Me da pena el centauro. Sucumbe a la salvaje fuerza bruta de sus cascos, el caballo de crines al viento que galopa en las llanuras; corre, retumba, lanza fuego por el hocico. Relincha, desesperado, como buscando la dirección sedienta de las casas, del reposo, del galpón donde al fin lo podrían desensillar. Pero no hay reposo para los centauros. Resiste en vano su condición: con los ojos verde fosforescente, buscará a las mujeres, las señalará como un blanco móvil, las apuntará con sus flechas, sus bramidos. El sudoroso pelaje al fin rodeará a una, la cercará, la retendrá; sus cuatro patas le cortarán la huida. Pero aunque sienta que va ganando, la bestia igual no tendrá descanso: quisiera dejar su piel aparte, renunciar a lo que es, a su naturaleza de brasas, a su hambre. A sus insomnios con el deseo prendido al cuerpo, voraz, furioso, dando vueltas como un jinete perverso en las inmediaciones del pueblo.

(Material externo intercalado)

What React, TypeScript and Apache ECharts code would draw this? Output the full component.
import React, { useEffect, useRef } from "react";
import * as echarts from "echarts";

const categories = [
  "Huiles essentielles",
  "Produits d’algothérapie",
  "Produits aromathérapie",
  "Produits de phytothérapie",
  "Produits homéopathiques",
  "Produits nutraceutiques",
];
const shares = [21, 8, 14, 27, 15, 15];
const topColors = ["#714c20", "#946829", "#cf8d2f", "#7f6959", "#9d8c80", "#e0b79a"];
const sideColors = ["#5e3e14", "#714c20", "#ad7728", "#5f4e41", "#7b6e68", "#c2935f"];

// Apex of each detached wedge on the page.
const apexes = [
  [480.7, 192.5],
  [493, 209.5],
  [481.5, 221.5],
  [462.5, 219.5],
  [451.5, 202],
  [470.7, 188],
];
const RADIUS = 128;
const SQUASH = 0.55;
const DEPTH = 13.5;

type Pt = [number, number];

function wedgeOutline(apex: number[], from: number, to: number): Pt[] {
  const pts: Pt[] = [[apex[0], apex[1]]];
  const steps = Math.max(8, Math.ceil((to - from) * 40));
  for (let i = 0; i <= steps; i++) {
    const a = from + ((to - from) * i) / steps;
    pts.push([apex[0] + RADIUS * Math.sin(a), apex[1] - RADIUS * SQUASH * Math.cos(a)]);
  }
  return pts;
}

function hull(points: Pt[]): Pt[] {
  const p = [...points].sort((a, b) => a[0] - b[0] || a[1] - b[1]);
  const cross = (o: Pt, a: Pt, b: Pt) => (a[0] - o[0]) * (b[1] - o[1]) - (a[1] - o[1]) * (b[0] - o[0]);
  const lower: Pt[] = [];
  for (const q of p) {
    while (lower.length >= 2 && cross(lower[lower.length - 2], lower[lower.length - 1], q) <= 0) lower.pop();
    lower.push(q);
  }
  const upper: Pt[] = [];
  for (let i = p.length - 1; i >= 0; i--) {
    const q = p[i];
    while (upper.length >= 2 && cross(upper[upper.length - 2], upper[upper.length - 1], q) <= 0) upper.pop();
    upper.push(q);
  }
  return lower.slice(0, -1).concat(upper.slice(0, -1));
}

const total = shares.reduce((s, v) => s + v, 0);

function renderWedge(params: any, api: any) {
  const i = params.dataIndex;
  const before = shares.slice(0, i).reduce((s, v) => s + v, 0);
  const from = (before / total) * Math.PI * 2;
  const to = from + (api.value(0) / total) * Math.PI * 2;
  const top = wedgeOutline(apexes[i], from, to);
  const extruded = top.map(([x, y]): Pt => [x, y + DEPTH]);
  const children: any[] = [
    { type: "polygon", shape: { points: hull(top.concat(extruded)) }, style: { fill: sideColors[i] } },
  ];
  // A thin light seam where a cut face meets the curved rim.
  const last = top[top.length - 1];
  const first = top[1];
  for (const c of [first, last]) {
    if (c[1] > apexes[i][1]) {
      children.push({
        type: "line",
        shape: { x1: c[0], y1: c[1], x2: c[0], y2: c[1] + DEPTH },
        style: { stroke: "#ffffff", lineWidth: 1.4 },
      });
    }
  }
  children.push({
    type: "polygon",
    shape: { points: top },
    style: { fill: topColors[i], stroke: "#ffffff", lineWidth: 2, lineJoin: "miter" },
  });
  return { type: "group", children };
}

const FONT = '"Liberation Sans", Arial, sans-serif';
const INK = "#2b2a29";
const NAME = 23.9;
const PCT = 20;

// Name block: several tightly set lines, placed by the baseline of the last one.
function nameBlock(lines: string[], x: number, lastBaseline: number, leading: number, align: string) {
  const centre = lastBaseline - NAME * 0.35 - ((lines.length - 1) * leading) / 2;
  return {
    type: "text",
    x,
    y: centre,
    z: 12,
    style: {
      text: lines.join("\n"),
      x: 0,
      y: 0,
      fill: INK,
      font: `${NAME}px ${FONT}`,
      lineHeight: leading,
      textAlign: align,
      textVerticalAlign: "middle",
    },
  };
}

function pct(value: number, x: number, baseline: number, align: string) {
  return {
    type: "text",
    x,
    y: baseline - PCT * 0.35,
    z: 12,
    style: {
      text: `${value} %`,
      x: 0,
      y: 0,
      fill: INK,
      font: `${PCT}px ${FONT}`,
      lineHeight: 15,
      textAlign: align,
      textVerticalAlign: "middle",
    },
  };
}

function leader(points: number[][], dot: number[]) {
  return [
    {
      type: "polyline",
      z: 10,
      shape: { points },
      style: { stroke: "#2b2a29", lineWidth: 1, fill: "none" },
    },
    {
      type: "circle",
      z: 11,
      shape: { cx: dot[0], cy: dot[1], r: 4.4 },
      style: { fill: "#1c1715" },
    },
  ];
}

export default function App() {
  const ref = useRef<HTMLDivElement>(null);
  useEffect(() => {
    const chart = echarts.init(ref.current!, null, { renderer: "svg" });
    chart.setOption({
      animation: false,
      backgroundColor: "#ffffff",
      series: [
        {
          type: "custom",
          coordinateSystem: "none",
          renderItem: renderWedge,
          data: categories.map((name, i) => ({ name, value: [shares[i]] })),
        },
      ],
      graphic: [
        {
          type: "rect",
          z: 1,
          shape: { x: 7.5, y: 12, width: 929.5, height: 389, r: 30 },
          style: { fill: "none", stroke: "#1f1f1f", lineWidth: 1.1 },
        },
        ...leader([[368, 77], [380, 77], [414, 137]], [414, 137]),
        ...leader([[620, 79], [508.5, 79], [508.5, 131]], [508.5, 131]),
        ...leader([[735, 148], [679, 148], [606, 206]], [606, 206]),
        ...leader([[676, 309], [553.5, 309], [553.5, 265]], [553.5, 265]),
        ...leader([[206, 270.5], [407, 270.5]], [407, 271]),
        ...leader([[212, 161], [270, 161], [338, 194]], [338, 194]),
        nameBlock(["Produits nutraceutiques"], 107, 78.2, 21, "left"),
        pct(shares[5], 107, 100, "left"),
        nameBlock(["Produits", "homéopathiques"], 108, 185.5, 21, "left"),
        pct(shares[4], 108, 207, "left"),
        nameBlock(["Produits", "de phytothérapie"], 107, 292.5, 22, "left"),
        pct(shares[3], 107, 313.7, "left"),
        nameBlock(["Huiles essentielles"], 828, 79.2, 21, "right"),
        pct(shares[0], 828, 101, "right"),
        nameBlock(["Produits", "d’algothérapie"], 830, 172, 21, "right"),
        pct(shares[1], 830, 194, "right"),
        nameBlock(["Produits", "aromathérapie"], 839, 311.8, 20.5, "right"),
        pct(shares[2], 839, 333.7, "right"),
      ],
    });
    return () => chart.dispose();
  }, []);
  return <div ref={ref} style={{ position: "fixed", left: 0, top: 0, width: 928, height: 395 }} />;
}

Me da pena el centauro porque probó el vino y ahora ya es seguro que no podrá contener más el torrente; acorralará sin ambigüedades a esa mujer, la agarrará fuerte con sus manos, como un ave rapaz al indefenso conejo. Sus herraduras le cerrarán el paso a la desafortunada, sonarán impetuosas y cortantes contra la calle de piedra. El hocico del centauro entonces maldecirá, odiará su parte salvaje, la prisión, la condena, el no querer enterarse de lo que hizo. Pero más odiará despertarse luego en su parte humana, con resaca de civilización, y querer exiliar para siempre al animal.
Me da pena el centauro porque sospecho que nunca ha querido, en el fondo, lastimar a nadie.
Penas compartidas, vinos compartidos, el torrente que no cesa y el dolor de haber lastimado sin querer
Hermoso. Que dificil reconocer y amar a la bestia que puja en nuestro interior.